One of the estate planning war stories we have shared regularly over the years involves how we assisted a man who was wanting to be cryogenically preserved for 350 years and the complex estate planning issues that arose.
One example of the type of issue to be considered - how do testamentary trusts assist when they can generally only last 80 years from the date of death (Answer: use an inter-vivos trust established under South Australian law, as there is no perpetuity period there).
One of the few reported decisions in this area is the UK case of Re JS (Disposal of Body) [2016] EWHC 2859 (Fam). As usual, if you would like a copy of the case please contact me - although please note the factual matrix is a particularly sad one involving a terminally ill young lady aged 14.
In granting the child's wish to undergo cryonic preservation, the court made a number of relevant comments in relation to body disposal, including:
- A dead body is not property and therefore cannot be disposed of by will.
- The legal personal representative of the deceased has the right to possession of (but no property in) the body and the duty to arrange for its proper disposal.
- While the concept of 'proper disposal' is not defined, it is clear that customs change over time.

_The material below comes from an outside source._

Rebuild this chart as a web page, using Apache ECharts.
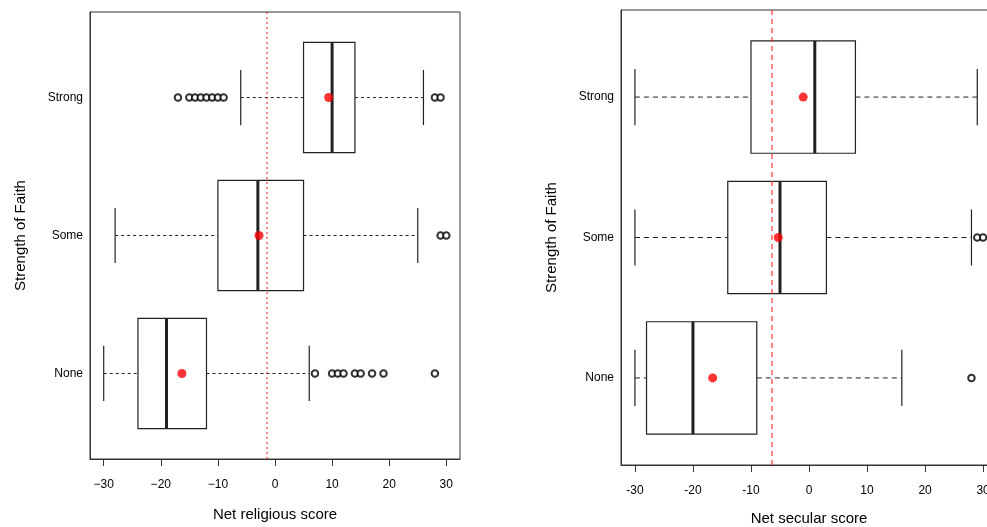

- Under English law, there is no right to dictate the treatment of one's body after death - regardless of testamentary capacity or religion.
- While the wishes of the deceased are relevant (and perhaps highly so), they are not determinative and cannot bind third parties nor the court.
- Ultimately, the role of the court is not to give directions for the disposal of the body but to resolve disagreement about who may make the arrangements.